Моя любовь создала царство, но если я расскажу о козах, овцах, домах, горах, что от него останется? Сокровенное и сущностное передается не словом, а приобщением к любви. Любовью, пробуждающей любовь, передают люди накопленное наследство. Но отторгните один-единственный раз одно поколение от другого, и любовь умрет. Если старшие в моем войске перестанут заботиться о младших, войско станет вывеской на нежилом доме, который рассыплется при первом же толчке. Если отнять у мельника сына, улетит душа мельницы, исчезнет уклад, усердие, тысяча неприметных умений и навыков, объяснить которые невозможно, но они существуют. В том, что существует, запрятано больше премудрости, чем может вместить слово. А вы требуете, чтобы люди перестроили мир только потому, что прочитали какую-то книжонку. В этой книжонке нет ничего, кроме умозрительных схем, пустых и неплодотворных по сравнению с живым опытом жизни. Человек показался вам нехитро устроенной, беспамятной скотинкой, но вы позабыли, что человечество живет подобно дереву, живет потому, что один человек важен для другого, узловатый ствол, ветки, листья – все это одно и то же дерево.

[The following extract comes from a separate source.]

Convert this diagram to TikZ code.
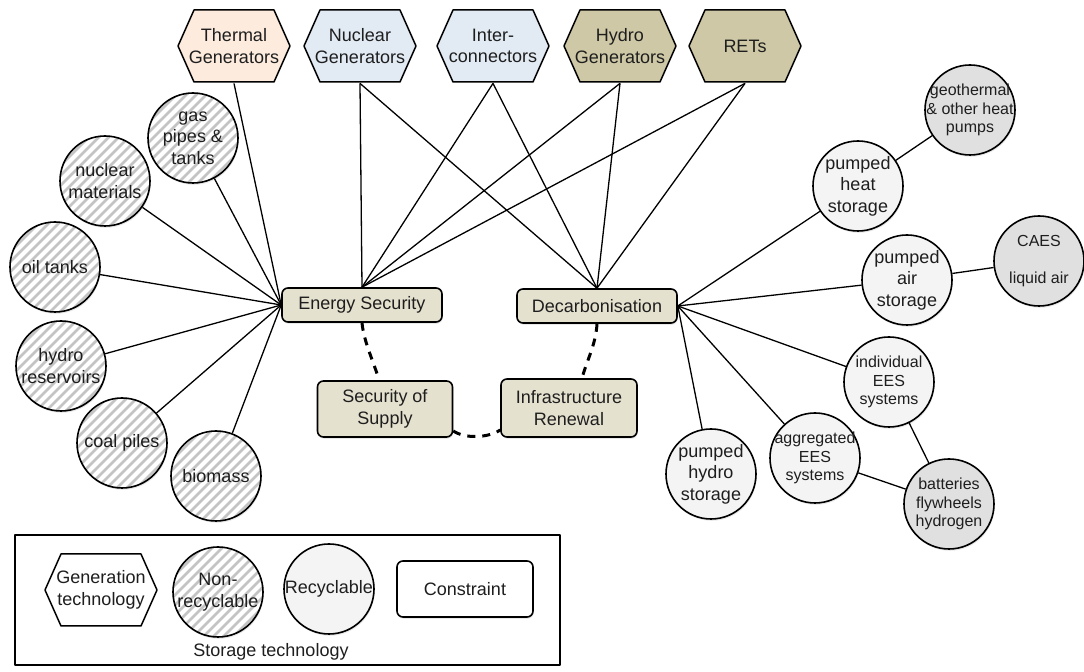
\documentclass[tikz,border=0pt]{standalone}
\usepackage{fontspec}
\setmainfont{Liberation Sans}
\usetikzlibrary{shadows}
\definecolor{peach}{HTML}{FDEBDD}
\definecolor{bluec}{HTML}{E2EAF4}
\definecolor{khaki}{HTML}{CEC8A6}
\definecolor{consc}{HTML}{E5E1CF}
\definecolor{recc}{HTML}{F4F4F4}
\definecolor{greyc}{HTML}{E0E0E0}
\definecolor{hatchc}{HTML}{C4C4C4}
\definecolor{txt}{HTML}{1E1E1E}
\begin{document}
\begin{tikzpicture}[x=0.5pt,y=-0.5pt, line join=round,
  base/.style={font=\fontsize{9}{10.8}\selectfont, text=txt, align=center},
  sm/.style={font=\fontsize{8}{9.4}\selectfont},
  sh/.style={drop shadow={shadow xshift=0.4pt, shadow yshift=-0.9pt, opacity=0.18}},
  hexa/.style={base, rectangle, inner sep=0pt, minimum width=58pt, minimum height=37pt,
     path picture={\path[fill=#1, draw=black, line width=0.75pt]
       ([xshift=-28pt]path picture bounding box.center) -- ++(8pt,18pt) -- ++(40pt,0pt)
       -- ++(8pt,-18pt) -- ++(-8pt,-18pt) -- ++(-40pt,0pt) -- cycle;}},
  cons/.style={base, rectangle, rounded corners=3pt, draw, line width=0.8pt, fill=consc,
     inner sep=0pt, sh},
  circ/.style={circle, draw, line width=0.8pt, minimum size=45pt, inner sep=0pt, sh},
  hatch/.style={circ, fill=white, path picture={\foreach \k in {-35,-30,...,35}
     \draw[hatchc, line width=1.4pt]
       ([shift={({\k*1pt-30pt},-30pt)}]path picture bounding box.center) -- ++(60pt,60pt);}},
  rec/.style={circ, fill=recc},
  grey/.style={circ, fill=greyc},
  lab/.style={label={[base]center:#1}},
  labs/.style={label={[base,sm]center:#1}},
  con/.style={line width=0.65pt},
  dsh/.style={line width=1.5pt, dash pattern=on 4pt off 3.5pt},
]
\useasboundingbox (0,0) rectangle (1084,672);

% generation technologies
\node[hexa=peach] (th) at (234,46) {Thermal\\Generators};
\node[hexa=bluec] (nu) at (360,46) {Nuclear\\Generators};
\node[hexa=bluec] (ic) at (493,46) {Inter-\\connectors};
\node[hexa=khaki] (hy) at (620,46) {Hydro\\Generators};
\node[hexa=khaki] (re) at (745,46) {RETs};

% constraints
\node[cons, minimum width=80pt, minimum height=17pt] (es) at (362,305) {Energy Security};
\node[cons, minimum width=80pt, minimum height=17pt] (dc) at (597,306) {Decarbonisation};
\node[cons, minimum width=67.5pt, minimum height=28pt] (sos) at (385,409) {Security of\\Supply};
\node[cons, minimum width=68pt, minimum height=29pt] (ir) at (569,408) {Infrastructure\\Renewal};

% non-recyclable storage
\node[hatch, lab={gas\\pipes \&\\tanks}] (gas) at (193,138) {};
\node[hatch, lab={nuclear\\materials}] (numat) at (105,181) {};
\node[hatch, lab={oil tanks}] (oil) at (55,267) {};
\node[hatch, lab={hydro\\reservoirs}] (hres) at (61,366) {};
\node[hatch, lab={coal piles}] (coal) at (122,443) {};
\node[hatch, lab={biomass}] (bio) at (216,476) {};

% recyclable storage
\node[rec, lab={pumped\\heat\\storage}] (phs) at (858,186) {};
\node[grey, labs={geothermal\\\& other heat\\pumps}] (geo) at (970,110) {};
\node[rec, lab={pumped\\air\\storage}] (pas) at (907,280) {};
\node[grey, labs={CAES\\[9.4pt]liquid air}] (caes) at (1039,261) {};
\node[rec, labs={individual\\EES\\systems}] (ind) at (889,382) {};
\node[rec, labs={aggregated\\EES\\systems}] (agg) at (815,458) {};
\node[rec, lab={pumped\\hydro\\storage}] (phy) at (711,474) {};
\node[grey, labs={batteries\\flywheels\\hydrogen}] (bat) at (949,504) {};

% connectors
\draw[con] (th.south) -- (es.west);
\foreach \h in {nu,ic,hy,re} {
  \draw[con] (\h.south) -- (es.north);
  \draw[con] (\h.south) -- (dc.north);
}
\foreach \c in {gas,numat,oil,hres,coal,bio} \draw[con] (\c) -- (es.west);
\foreach \c in {phs,pas,ind,agg,phy} \draw[con] (dc.east) -- (\c);
\draw[con] (phs) -- (geo);
\draw[con] (pas) -- (caes);
\draw[con] (ind) -- (bat);
\draw[con] (agg) -- (bat);

\draw[dsh] (es.south) .. controls +(2,20) and +(-5,-18) .. ([xshift=-3pt]sos.north);
\draw[dsh] (dc.south) .. controls +(-1,20) and +(5,-18) .. ([xshift=6.5pt]ir.north);
\draw[dsh] ([yshift=-11pt]sos.east) .. controls +(12,8) and +(-12,8) .. ([yshift=-11pt]ir.west);

% legend
\draw[line width=0.75pt] (15,535) rectangle (560,665);
\node[hexa=white] (lgen) at (101,590) {Generation\\technology};
\node[hatch, lab={Non-\\recyclable}] (lnon) at (218,592) {};
\node[rec, lab={Recyclable}] (lrec) at (329,589) {};
\node[cons, fill=white, minimum width=68pt, minimum height=28pt] (lcon) at (465,589) {Constraint};
\node[base] (lst) at (271,652) {Storage technology};
\end{tikzpicture}
\end{document}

Вот оно, мое огромное дерево, и откуда мне знать, что такое смерть? Я смотрю с холма на мой город: там и здесь слетает листок, там и здесь набухает почка, и густота кроны неизменна. Частные неблагополучия не вредят живоносной сердцевине: смотри – храм продолжает строиться, житница одарять и пополняться, песни придумываться, а родник сверкать все ярче. Но вот ты порвал связь времен, отторг одно поколение от другого, ты захотел, чтобы зрелый человек стал бессмысленным младенцем, забыл все, что узнал, постиг, перечувствовал, чего хотел и чего опасался; ты предложил вместо нажитой плоти опыта скудную книжную схему и уничтожил живые соки, бежавшие по стволу, – в людях осталось только то, что пригодно для схемы. Слова искажают, чтобы вместить, упрощают, чтобы передать, и убивают, чтобы понять, – твоих людей перестала питать жизнь.

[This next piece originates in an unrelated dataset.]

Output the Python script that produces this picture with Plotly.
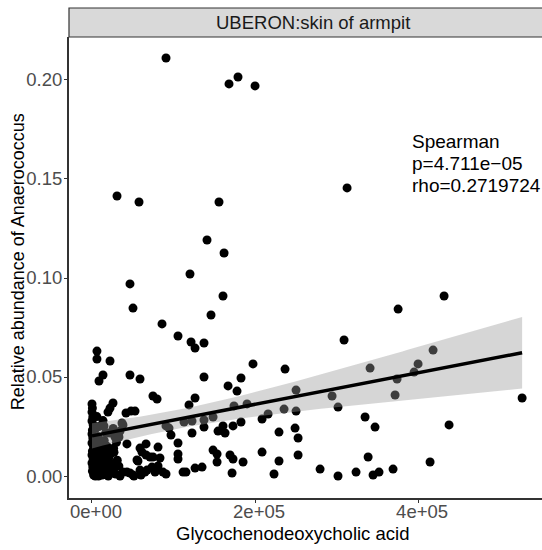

И я напоминаю: чтобы город жил, нужно заботиться о династиях. Если мои целители будут всегда из одних и тех же семей и в их распоряжении будет наследственный опыт всех поколений, а не горстка слов, то врачевать мои врачи будут лучше, чем те, каких с великим тщанием я отберу среди сыновей мельников и солдат. Но я не отрицаю призвания, плодоносному дереву можно привить и чужеродную ветку. Династии примут и преобразуют то новое, что будет поставлять им призвание.
Еще и еще раз мне показали: логика убивает жизнь. И сама по себе она пуста…

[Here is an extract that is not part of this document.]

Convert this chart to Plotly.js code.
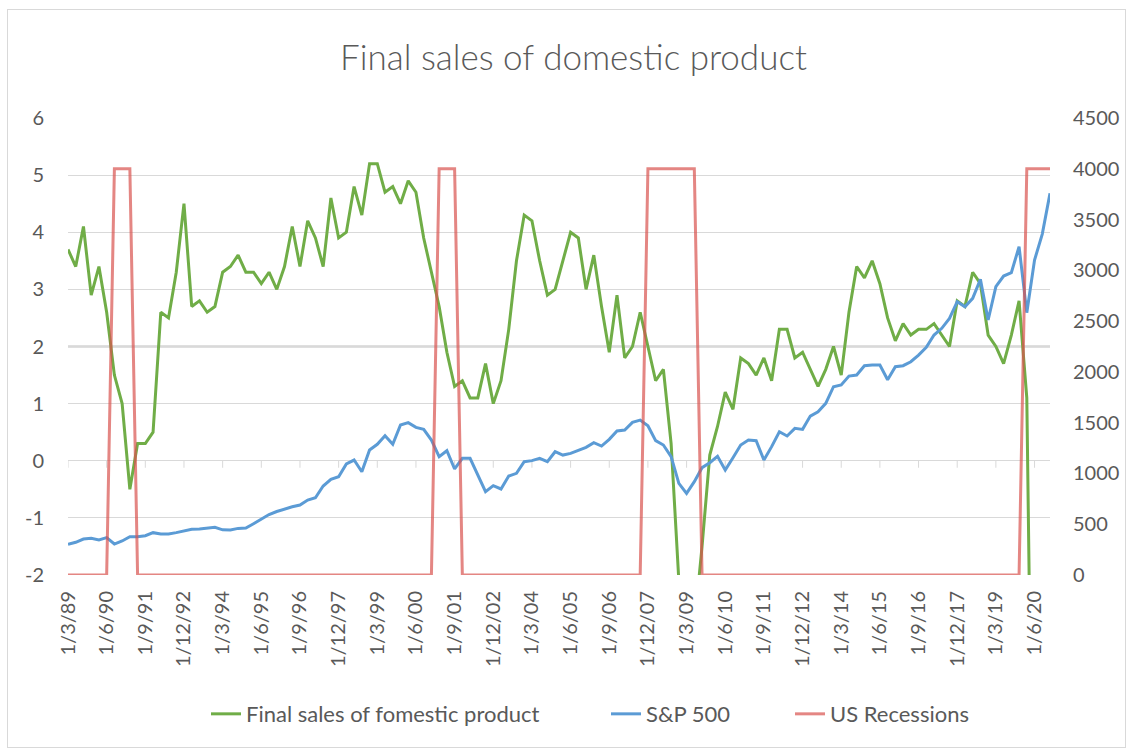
<!DOCTYPE html>
<html>
<head>
<meta charset="utf-8">
<script src="https://cdn.plot.ly/plotly-3.0.1.min.js"></script>
<style>
  html, body { margin: 0; padding: 0; background: #ffffff; }
  #wrap { position: relative; width: 1132px; height: 754px; }
  #chart { width: 1132px; height: 754px; }
  #frame { position: absolute; left: 7px; top: 9px; width: 1117px; height: 737px; border: 1px solid #d9d9d9; pointer-events: none; }
</style>
</head>
<body>
<div id="wrap"><div id="chart"></div><div id="frame"></div></div>
<script>
// Quarterly categories (d/m/yy)
const categories = [
  "1/3/89","1/6/89","1/9/89","1/12/89","1/3/90","1/6/90","1/9/90","1/12/90",
  "1/3/91","1/6/91","1/9/91","1/12/91","1/3/92","1/6/92","1/9/92","1/12/92",
  "1/3/93","1/6/93","1/9/93","1/12/93","1/3/94","1/6/94","1/9/94","1/12/94",
  "1/3/95","1/6/95","1/9/95","1/12/95","1/3/96","1/6/96","1/9/96","1/12/96",
  "1/3/97","1/6/97","1/9/97","1/12/97","1/3/98","1/6/98","1/9/98","1/12/98",
  "1/3/99","1/6/99","1/9/99","1/12/99","1/3/00","1/6/00","1/9/00","1/12/00",
  "1/3/01","1/6/01","1/9/01","1/12/01","1/3/02","1/6/02","1/9/02","1/12/02",
  "1/3/03","1/6/03","1/9/03","1/12/03","1/3/04","1/6/04","1/9/04","1/12/04",
  "1/3/05","1/6/05","1/9/05","1/12/05","1/3/06","1/6/06","1/9/06","1/12/06",
  "1/3/07","1/6/07","1/9/07","1/12/07","1/3/08","1/6/08","1/9/08","1/12/08",
  "1/3/09","1/6/09","1/9/09","1/12/09","1/3/10","1/6/10","1/9/10","1/12/10",
  "1/3/11","1/6/11","1/9/11","1/12/11","1/3/12","1/6/12","1/9/12","1/12/12",
  "1/3/13","1/6/13","1/9/13","1/12/13","1/3/14","1/6/14","1/9/14","1/12/14",
  "1/3/15","1/6/15","1/9/15","1/12/15","1/3/16","1/6/16","1/9/16","1/12/16",
  "1/3/17","1/6/17","1/9/17","1/12/17","1/3/18","1/6/18","1/9/18","1/12/18",
  "1/3/19","1/6/19","1/9/19","1/12/19","1/3/20","1/6/20","1/9/20","1/12/20"
];

const tickLabels = [
  "1/3/89","1/6/90","1/9/91","1/12/92","1/3/94","1/6/95","1/9/96","1/12/97",
  "1/3/99","1/6/00","1/9/01","1/12/02","1/3/04","1/6/05","1/9/06","1/12/07",
  "1/3/09","1/6/10","1/9/11","1/12/12","1/3/14","1/6/15","1/9/16","1/12/17",
  "1/3/19","1/6/20"
];

const leftTickVals = [-2, -1, 0, 1, 2, 3, 4, 5, 6];
const leftTickText = ["-2", "-1", "0", "1", "2", "3", "4", "5", "6"];

// Final sales of domestic product (left axis, %)
const finalSales = [
  3.7, 3.4, 4.1, 2.9, 3.4, 2.6, 1.5, 1.0,
  -0.5, 0.3, 0.3, 0.5, 2.6, 2.5, 3.3, 4.5,
  2.7, 2.8, 2.6, 2.7, 3.3, 3.4, 3.6, 3.3,
  3.3, 3.1, 3.3, 3.0, 3.4, 4.1, 3.4, 4.2,
  3.9, 3.4, 4.6, 3.9, 4.0, 4.8, 4.3, 5.2,
  5.2, 4.7, 4.8, 4.5, 4.9, 4.7, 3.9, 3.3,
  2.7, 1.9, 1.3, 1.4, 1.1, 1.1, 1.7, 1.0,
  1.4, 2.3, 3.5, 4.3, 4.2, 3.5, 2.9, 3.0,
  3.5, 4.0, 3.9, 3.0, 3.6, 2.7, 1.9, 2.9,
  1.8, 2.0, 2.6, 2.0, 1.4, 1.6, 0.3, -2.1,
  -3.0, -2.9, -1.5, 0.1, 0.6, 1.2, 0.9, 1.8,
  1.7, 1.5, 1.8, 1.4, 2.3, 2.3, 1.8, 1.9,
  1.6, 1.3, 1.6, 2.0, 1.5, 2.6, 3.4, 3.2,
  3.5, 3.1, 2.5, 2.1, 2.4, 2.2, 2.3, 2.3,
  2.4, 2.2, 2.0, 2.8, 2.7, 3.3, 3.1, 2.2,
  2.0, 1.7, 2.2, 2.8, 1.1, -9.2, null, null
];

// S&P 500 (right axis)
const sp500 = [
  302, 322, 354, 361, 345, 368, 305, 335,
  377, 377, 387, 417, 404, 404, 417, 436,
  450, 453, 459, 469, 445, 443, 459, 462,
  505, 550, 595, 625, 650, 672, 689, 738,
  761, 876, 942, 968, 1093, 1132, 1017, 1231,
  1287, 1372, 1287, 1477, 1500, 1454, 1434, 1329,
  1165, 1224, 1044, 1149, 1149, 985, 820, 880,
  847, 975, 1001, 1116, 1126, 1149, 1116, 1214,
  1181, 1198, 1231, 1257, 1303, 1270, 1336, 1418,
  1428, 1503, 1526, 1470, 1323, 1280, 1165, 903,
  804, 919, 1057, 1106, 1168, 1034, 1155, 1280,
  1329, 1323, 1132, 1264, 1411, 1369, 1444, 1434,
  1565, 1608, 1690, 1854, 1871, 1959, 1969, 2061,
  2067, 2067, 1923, 2051, 2061, 2100, 2166, 2241,
  2363, 2429, 2527, 2691, 2642, 2724, 2911, 2511,
  2839, 2944, 2977, 3233, 2583, 3101, 3357, 3758
];

// US Recessions (right axis)
const recessions = [
  0, 0, 0, 0, 0, 0, 4000, 4000,
  4000, 0, 0, 0, 0, 0, 0, 0,
  0, 0, 0, 0, 0, 0, 0, 0,
  0, 0, 0, 0, 0, 0, 0, 0,
  0, 0, 0, 0, 0, 0, 0, 0,
  0, 0, 0, 0, 0, 0, 0, 0,
  4000, 4000, 4000, 0, 0, 0, 0, 0,
  0, 0, 0, 0, 0, 0, 0, 0,
  0, 0, 0, 0, 0, 0, 0, 0,
  0, 0, 0, 4000, 4000, 4000, 4000, 4000,
  4000, 4000, 0, 0, 0, 0, 0, 0,
  0, 0, 0, 0, 0, 0, 0, 0,
  0, 0, 0, 0, 0, 0, 0, 0,
  0, 0, 0, 0, 0, 0, 0, 0,
  0, 0, 0, 0, 0, 0, 0, 0,
  0, 0, 0, 0, 4000, 4000, 4000, 4000
];

const seriesNames = ["Final sales of fomestic product", "S&P 500", "US Recessions"];
const titleText = "Final sales of domestic product";

const FONT = "Lato, 'Open Sans', sans-serif";
const TXT = "#595959";
const GRID = "#d9d9d9";

const traces = [
  { x: categories, y: finalSales, name: seriesNames[0], type: "scatter", mode: "lines",
    line: { color: "#70ad47", width: 3 }, yaxis: "y", legend: "legend" },
  { x: categories, y: sp500, name: seriesNames[1], type: "scatter", mode: "lines",
    line: { color: "#5b9bd5", width: 3 }, yaxis: "y2", legend: "legend2" },
  { x: categories, y: recessions, name: seriesNames[2], type: "scatter", mode: "lines",
    line: { color: "rgba(217,83,79,0.7)", width: 3 }, yaxis: "y2", legend: "legend3" }
];

// small tick marks hanging from the y=0 axis line
const zeroTicks = tickLabels.map(t => ({
  type: "line", xref: "x", yref: "y",
  x0: categories.indexOf(t), x1: categories.indexOf(t),
  ysizemode: "pixel", yanchor: 0, y0: 0, y1: -7,
  line: { color: GRID, width: 1 }, layer: "below"
}));

function legendAt(xFrac) {
  return { orientation: "h", xref: "container", yref: "container",
           x: xFrac, xanchor: "left", y: 0.053, yanchor: "middle",
           font: { family: FONT, size: 22, color: TXT }, bgcolor: "rgba(0,0,0,0)" };
}

const layout = {
  width: 1132, height: 754,
  margin: { l: 68, r: 82, t: 118, b: 179 },
  paper_bgcolor: "#ffffff", plot_bgcolor: "#ffffff",
  font: { family: FONT, color: TXT, size: 20 },
  title: { text: titleText, font: { family: FONT, size: 35, color: TXT, weight: 300 },
           xref: "container", x: 0.5066, xanchor: "center",
           yref: "container", y: 0.924, yanchor: "middle" },
  showlegend: true,
  legend: legendAt(206 / 1132),
  legend2: legendAt(606 / 1132),
  legend3: legendAt(790 / 1132),
  xaxis: { type: "category", range: [0, categories.length - 1],
           tickmode: "array", tickvals: tickLabels, ticktext: tickLabels,
           tickangle: -90, showgrid: false, zeroline: false, showline: false,
           ticks: "", ticklabelstandoff: 11,
           tickfont: { family: FONT, size: 20, color: TXT } },
  yaxis: { range: [-2, 6], tickmode: "array", tickvals: leftTickVals, ticktext: leftTickText,
           showgrid: true, gridcolor: GRID, gridwidth: 1,
           zeroline: true, zerolinecolor: GRID, zerolinewidth: 1, showline: false, ticks: "",
           ticklabelstandoff: 23, tickfont: { family: FONT, size: 20, color: TXT } },
  yaxis2: { overlaying: "y", side: "right", range: [0, 4500], dtick: 500, tick0: 0,
            showgrid: false, zeroline: false, showline: false, ticks: "",
            ticklabelstandoff: 22, tickfont: { family: FONT, size: 20, color: TXT } },
  shapes: [
    { type: "line", xref: "paper", yref: "y", x0: 0, x1: 1, y0: 2, y1: 2,
      line: { color: "#bfbfbf", width: 2 }, layer: "below" }
  ].concat(zeroTicks)
};

Plotly.newPlot("chart", traces, layout, { displayModeBar: false, staticPlot: true });
</script>
</body>
</html>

Любители формул и схем не знают человеческой сущности. Они спутали плоскую тень и объемистое золотисто-коричневое дерево с раскидистой смолистой кроной, полной птиц, – ветер слов слаб, ему не выдюжить тяжести кедра. Они спутали обозначение явления с самим явлением.
И я понял, не нужно и вредно избегать противоречий. И сообщил об этом генералам, которые пришли поговорить со мной о порядке, но спутали силу, которая все расставляет по местам, с упорядоченностью музея.